══ Data excerpts ══

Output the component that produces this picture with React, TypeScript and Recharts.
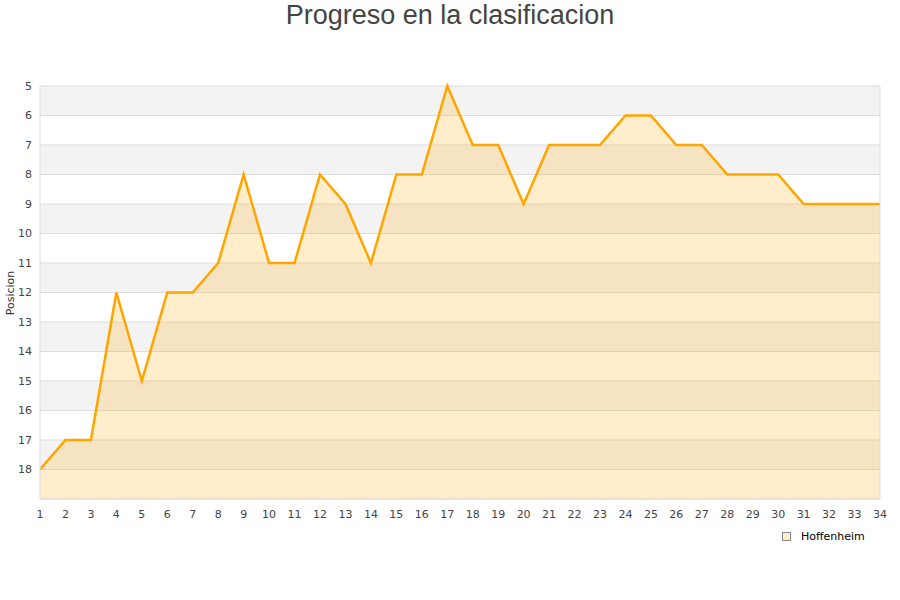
import {
  AreaChart,
  Area,
  XAxis,
  YAxis,
  CartesianGrid,
  ReferenceLine,
  Label,
} from 'recharts';

const jornadas = [
  1, 2, 3, 4, 5, 6, 7, 8, 9, 10, 11, 12, 13, 14, 15, 16, 17,
  18, 19, 20, 21, 22, 23, 24, 25, 26, 27, 28, 29, 30, 31, 32, 33, 34,
];
const posiciones = [
  18, 17, 17, 12, 15, 12, 12, 11, 8, 11, 11, 8, 9, 11, 8, 8, 5,
  7, 7, 9, 7, 7, 7, 6, 6, 7, 7, 8, 8, 8, 9, 9, 9, 9,
];
const yTicks = [5, 6, 7, 8, 9, 10, 11, 12, 13, 14, 15, 16, 17, 18];
const equipo = 'Hoffenheim';

const data = jornadas.map((j, i) => ({ jornada: j, posicion: posiciones[i] }));

const tickStyle = { fontFamily: 'DejaVu Sans', fontSize: 11, fill: '#444' };

export default function App() {
  return (
    <div style={{ position: 'absolute', left: 0, top: 0, width: 900, height: 600, background: '#fff' }}>
      <div
        style={{
          position: 'absolute',
          left: 0,
          top: 0,
          width: 900,
          textAlign: 'center',
          fontFamily: 'Liberation Sans',
          fontSize: 27,
          lineHeight: '30px',
          color: '#444',
        }}
      >
        Progreso en la clasificacion
      </div>
      <AreaChart
        width={900}
        height={600}
        data={data}
        margin={{ top: 86, right: 20, bottom: 0, left: 0 }}
      >
        <CartesianGrid
          vertical={false}
          stroke="#dddddd"
          horizontalFill={['#f3f3f3', '#ffffff']}
        />
        <XAxis
          dataKey="jornada"
          type="number"
          domain={[1, 34]}
          ticks={jornadas}
          interval={0}
          height={101}
          tickLine={false}
          tickSize={8}
          tickMargin={3}
          axisLine={{ stroke: '#dddddd' }}
          tick={tickStyle}
        />
        <YAxis
          type="number"
          reversed
          domain={[5, 19]}
          ticks={yTicks}
          interval={0}
          width={40}
          tickLine={false}
          tickSize={6}
          tickMargin={2}
          axisLine={{ stroke: '#dddddd' }}
          tick={tickStyle}
        >
          <Label
            content={() => (
              <text
                x={14}
                y={293}
                transform="rotate(-90 14 293)"
                textAnchor="middle"
                fontFamily="DejaVu Sans"
                fontSize={11}
                fill="#333"
              >
                Posicion
              </text>
            )}
          />
        </YAxis>
        <ReferenceLine x={34} stroke="#dddddd" />
        <Area
          type="linear"
          dataKey="posicion"
          name={equipo}
          baseValue={19}
          stroke="#ffa500"
          strokeWidth={2.5}
          fill="#ffa500"
          fillOpacity={0.2}
          dot={false}
          activeDot={false}
          isAnimationActive={false}
        />
      </AreaChart>
      <div
        style={{
          position: 'absolute',
          left: 782,
          top: 530,
          display: 'flex',
          alignItems: 'center',
          fontFamily: 'DejaVu Sans',
          fontSize: 11,
          color: '#000',
        }}
      >
        <span
          style={{
            display: 'inline-block',
            width: 7,
            height: 7,
            background: '#ffecc8',
            border: '1px solid #888',
            marginRight: 10,
          }}
        />
        {equipo}
      </div>
    </div>
  );
}
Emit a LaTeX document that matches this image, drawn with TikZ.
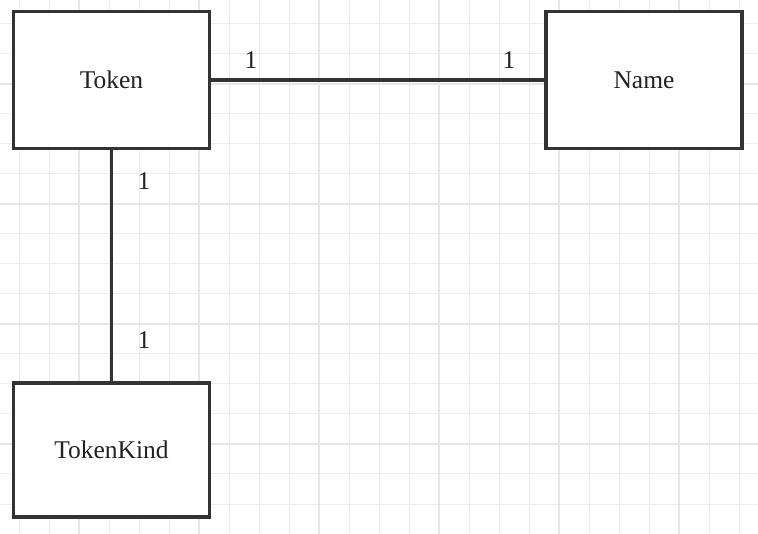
\documentclass[tikz,border=0pt]{standalone}
\usepackage{fontspec}
\setmainfont{Liberation Serif}
\definecolor{dk}{HTML}{333333}
\definecolor{txt}{HTML}{222222}
\definecolor{gminor}{HTML}{ECECEC}
\definecolor{gmajor}{HTML}{E6E6E6}
\begin{document}
\begin{tikzpicture}[x=1pt,y=-1pt,
  box/.style={draw=dk, line width=3.5pt, fill=white, minimum width=196pt, minimum height=137pt, inner sep=0pt, font=\fontsize{25.5}{30}\selectfont, text=txt},
  conn/.style={draw=dk, line width=3.5pt},
  lab/.style={font=\fontsize{25.5}{30}\selectfont, text=txt, inner sep=0pt},
  minorgrid/.style={draw=gminor, line width=1pt},
  majorgrid/.style={draw=gmajor, line width=1.3pt}]
\useasboundingbox (0,0) rectangle (758,534);
\fill[white] (0,0) rectangle (758,534);
\foreach \x in {19,49,...,739} \draw[minorgrid] (\x,0) -- (\x,534);
\foreach \y in {24,54,...,534} \draw[minorgrid] (0,\y) -- (758,\y);
\foreach \x in {79,199,...,739} \draw[majorgrid] (\x,0) -- (\x,534);
\foreach \y in {84,204,...,534} \draw[majorgrid] (0,\y) -- (758,\y);
\node[box] (token) at (111.5,80) {Token};
\node[box] (name) at (644,80) {Name};
\node[box, minimum height=134pt] (kind) at (111.5,450) {TokenKind};
\draw[conn] (token.east) -- (name.west);
\draw[conn] (token.south) -- (kind.north);
\node[lab] (l1) at (251,60) {1};
\node[lab] (l2) at (509,60) {1};
\node[lab] (l3) at (144,181) {1};
\node[lab] (l4) at (144,340) {1};
\end{tikzpicture}
\end{document}
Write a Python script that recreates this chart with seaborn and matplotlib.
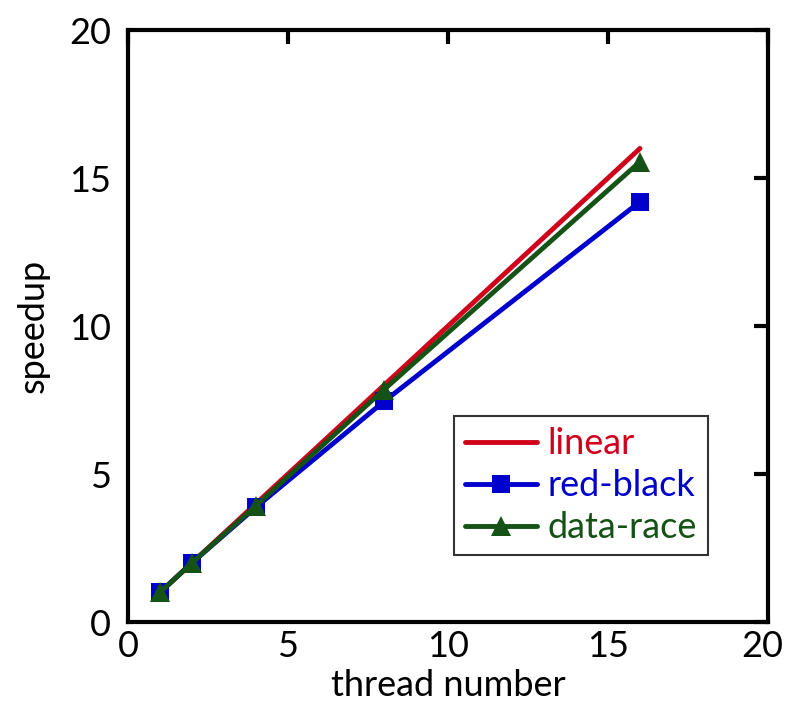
import matplotlib
matplotlib.use("Agg")
import matplotlib.pyplot as plt
import matplotlib.transforms as mtransforms
import seaborn as sns
import pandas as pd

threads = [1, 2, 4, 8, 16]
linear = [1, 2, 4, 8, 16]
red_black = [1.0, 2.0, 3.88, 7.45, 14.2]
data_race = [1.0, 2.0, 3.93, 7.85, 15.55]
x_ticks = [0, 5, 10, 15, 20]
y_ticks = [0, 5, 10, 15, 20]

sns.set_theme(style="white")
plt.rcParams['font.family'] = ['Lato', 'DejaVu Sans']

fig = plt.figure(figsize=(7.87, 7.22), dpi=100)
ax = fig.add_axes([128/787, 1-622/722, (768-128)/787, (622-30)/722])

df = pd.DataFrame({"threads": threads, "linear": linear,
                   "red-black": red_black, "data-race": data_race})

sns.lineplot(data=df, x="threads", y="linear", ax=ax, color="#d0021b",
             lw=3.5, label="linear")
sns.lineplot(data=df, x="threads", y="red-black", ax=ax, color="#0000cc",
             lw=3.5, marker="s", markersize=13, markeredgewidth=0, label="red-black")
sns.lineplot(data=df, x="threads", y="data-race", ax=ax, color="#155215",
             lw=3.5, marker="^", markersize=15, markeredgewidth=0, label="data-race")

ax.set_xlim(0, 20)
ax.set_ylim(0, 20)
ax.set_xticks(x_ticks)
ax.set_yticks(y_ticks)
ax.set_xlabel("thread number", fontsize=26, color="black", labelpad=4)
ax.set_ylabel("speedup", fontsize=26, color="black", labelpad=14)
ax.tick_params(direction="in", length=10, width=3, top=True, right=True,
               labelsize=26, colors="black", pad=6)
ax.tick_params(axis="y", pad=12)
for s in ax.spines.values():
    s.set_visible(True)
    s.set_color("black")
    s.set_linewidth(3)

last = ax.get_xticklabels()[-1]
last.set_transform(last.get_transform() +
                   mtransforms.ScaledTranslation(-6/100, 0, fig.dpi_scale_trans))

leg = ax.legend(loc="lower right", bbox_to_anchor=(0.906, 0.113), fontsize=26,
                frameon=True, fancybox=False, edgecolor="black",
                handlelength=2.0, handletextpad=0.3, borderpad=0.3,
                labelspacing=0.25, borderaxespad=0)
leg.get_frame().set_linewidth(1.5)
for t, h in zip(leg.get_texts(), leg.get_lines()):
    t.set_color(h.get_color())

fig.savefig("out.png", dpi=100)
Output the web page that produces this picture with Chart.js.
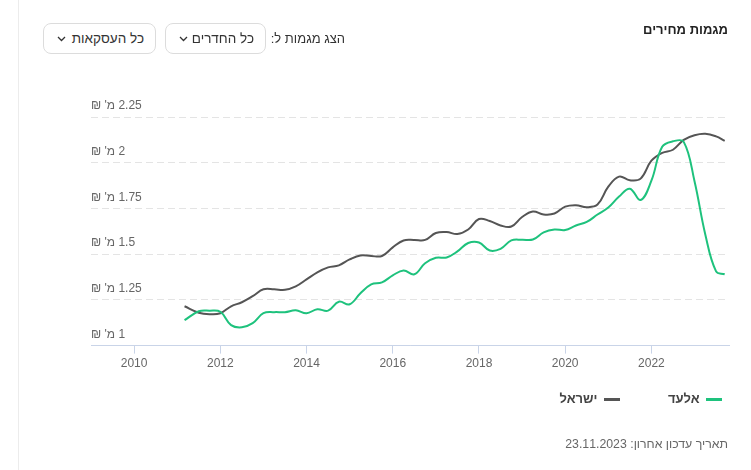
<!DOCTYPE html>
<html lang="he">
<head>
<meta charset="utf-8">
<script src="https://cdn.jsdelivr.net/npm/chart.js@4.4.0/dist/chart.umd.min.js"></script>
<style>
  html, body { margin: 0; padding: 0; background: #fff; }
  body { width: 751px; height: 470px; position: relative; overflow: hidden; font-family: Arial, "Liberation Sans", sans-serif; }
  #wrap { position: absolute; left: 0; top: 0; width: 751px; height: 470px; }
  .vline { position: absolute; left: 18px; top: 0; width: 1px; height: 470px; background: #ececec; }
  .title { position: absolute; right: 23px; top: 22px; font-size: 13px; font-weight: bold; color: #222; direction: rtl; white-space: nowrap; }
  .lbl { position: absolute; right: 406px; top: 31px; font-size: 13px; color: #333; direction: rtl; white-space: nowrap; }
  .btn { position: absolute; top: 23px; height: 31px; border: 1px solid #dcdcdc; border-radius: 8px; box-sizing: border-box;
         display: flex; align-items: center; direction: rtl; font-size: 13.5px; color: #333; padding: 0 11px 0 0; background: #fff; white-space: nowrap; }
  .btn span { display: block; }
  .btn svg { display: block; position: absolute; }
  .foot { position: absolute; right: 23px; top: 437px; font-size: 12.3px; color: #666; direction: rtl; white-space: nowrap; }
</style>
</head>
<body>
<div id="wrap"><canvas id="c" dir="rtl"></canvas></div>
<div class="vline"></div>
<div class="title">מגמות מחירים</div>
<div class="lbl">הצג מגמות ל:</div>
<div class="btn" style="left:165px;width:101px;"><span>כל החדרים</span><svg style="left:13px;top:12px" width="9" height="6" viewBox="0 0 9 6"><polyline points="1,1 4.5,4.5 8,1" fill="none" stroke="#333" stroke-width="1.3"/></svg></div>
<div class="btn" style="left:43px;width:113px;"><span>כל העסקאות</span><svg style="left:13px;top:12px" width="9" height="6" viewBox="0 0 9 6"><polyline points="1,1 4.5,4.5 8,1" fill="none" stroke="#333" stroke-width="1.3"/></svg></div>
<div class="foot">תאריך עדכון אחרון: 23.11.2023</div>
<script>
// ---- data ----
const years = [2011.17, 2011.5, 2011.75, 2012, 2012.25, 2012.5, 2012.75, 2013, 2013.25, 2013.5, 2013.75,
  2014, 2014.25, 2014.5, 2014.75, 2015, 2015.25, 2015.5, 2015.75, 2016, 2016.25, 2016.5, 2016.75,
  2017, 2017.25, 2017.5, 2017.75, 2018, 2018.25, 2018.5, 2018.75, 2019, 2019.25, 2019.5, 2019.75,
  2020, 2020.25, 2020.5, 2020.75, 2021, 2021.25, 2021.5, 2021.75, 2022, 2022.25, 2022.5, 2022.75,
  2023, 2023.25, 2023.5, 2023.7];
const eladValues = [1.139, 1.188, 1.191, 1.185, 1.112, 1.100, 1.123, 1.177, 1.183, 1.183, 1.193,
  1.177, 1.199, 1.191, 1.240, 1.226, 1.286, 1.335, 1.346, 1.384, 1.411, 1.390, 1.450,
  1.480, 1.482, 1.515, 1.561, 1.564, 1.520, 1.529, 1.575, 1.579, 1.580, 1.619, 1.635,
  1.632, 1.657, 1.676, 1.717, 1.755, 1.815, 1.858, 1.796, 1.902, 2.087, 2.117, 2.114,
  1.899, 1.608, 1.406, 1.390];
const israelValues = [1.215, 1.180, 1.172, 1.177, 1.215, 1.237, 1.270, 1.308, 1.308, 1.305, 1.324,
  1.362, 1.401, 1.428, 1.439, 1.471, 1.493, 1.490, 1.490, 1.537, 1.575, 1.578, 1.578,
  1.616, 1.621, 1.610, 1.635, 1.692, 1.681, 1.657, 1.651, 1.703, 1.733, 1.717, 1.722,
  1.760, 1.768, 1.757, 1.771, 1.869, 1.924, 1.904, 1.913, 2.011, 2.054, 2.071, 2.125,
  2.150, 2.158, 2.144, 2.120];
const seriesNames = ['אלעד', 'ישראל'];
const yTicks = [1, 1.25, 1.5, 1.75, 2, 2.25];
const yUnit = "מ' ₪";
const xTickYears = [2010, 2012, 2014, 2016, 2018, 2020, 2022];

const toPoints = (vals) => vals.map((v, i) => ({ x: years[i], y: v }));

const legendShift = {
  id: 'legendShift',
  afterLayout(chart) {
    const lg = chart.legend;
    if (!lg) return;
    const dx = 41, dy = -29;
    lg.left += dx; lg.right += dx;
    lg.top += dy; lg.bottom += dy;
  }
};

new Chart(document.getElementById('c'), {
  type: 'line',
  data: {
    datasets: [
      { label: seriesNames[0], data: toPoints(eladValues), borderColor: '#1ec27d', backgroundColor: '#1ec27d',
        borderWidth: 2, pointRadius: 0, tension: 0.4, fill: false },
      { label: seriesNames[1], data: toPoints(israelValues), borderColor: '#555555', backgroundColor: '#555555',
        borderWidth: 2, pointRadius: 0, tension: 0.4, fill: false }
    ]
  },
  options: {
    responsive: true,
    maintainAspectRatio: false,
    animation: false,
    layout: { padding: { top: 117, left: 91, right: 22, bottom: 25 } },
    plugins: {
      tooltip: { enabled: false },
      legend: {
        position: 'bottom', align: 'start', rtl: true,
        labels: {
          usePointStyle: true, pointStyle: 'line', pointStyleWidth: 16, padding: 48,
          color: '#444', font: { size: 13, weight: 'bold', family: 'Arial' },
          generateLabels: (chart) => Chart.defaults.plugins.legend.labels.generateLabels(chart).map(l => ({ ...l, lineWidth: 3 }))
        }
      }
    },
    scales: {
      x: {
        type: 'linear', min: 2009, max: 2023.8,
        afterBuildTicks: (scale) => { scale.ticks = xTickYears.map(v => ({ value: v })); },
        ticks: { color: '#666', font: { size: 12, family: 'Arial' }, padding: 3, maxRotation: 0,
                 callback: (v) => String(v) },
        grid: { drawOnChartArea: false, drawTicks: true, tickLength: 8, color: '#c9d4e8' },
        border: { display: true, color: '#c9d4e8', width: 1 }
      },
      y: {
        min: 1, max: 2.25,
        afterBuildTicks: (scale) => { scale.ticks = yTicks.map(v => ({ value: v })); },
        ticks: { mirror: true, padding: 0, labelOffset: -11, color: '#666', font: { size: 12, family: 'Arial' },
                 callback: (v) => v + ' ' + yUnit },
        grid: { drawTicks: false, color: '#e4e4e4' },
        border: { display: false, dash: [7, 4] }
      }
    }
  },
  plugins: [legendShift]
});
</script>
</body>
</html>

═══

*Goal*. Which lines in the listing above hold the word "that"? Show each of them.

*Expected answer*.
Output the component that produces this picture with React, TypeScript and Recharts.
Emit a LaTeX document that matches this image, drawn with TikZ.
Write a Python script that recreates this chart with seaborn and matplotlib.
Output the web page that produces this picture with Chart.js.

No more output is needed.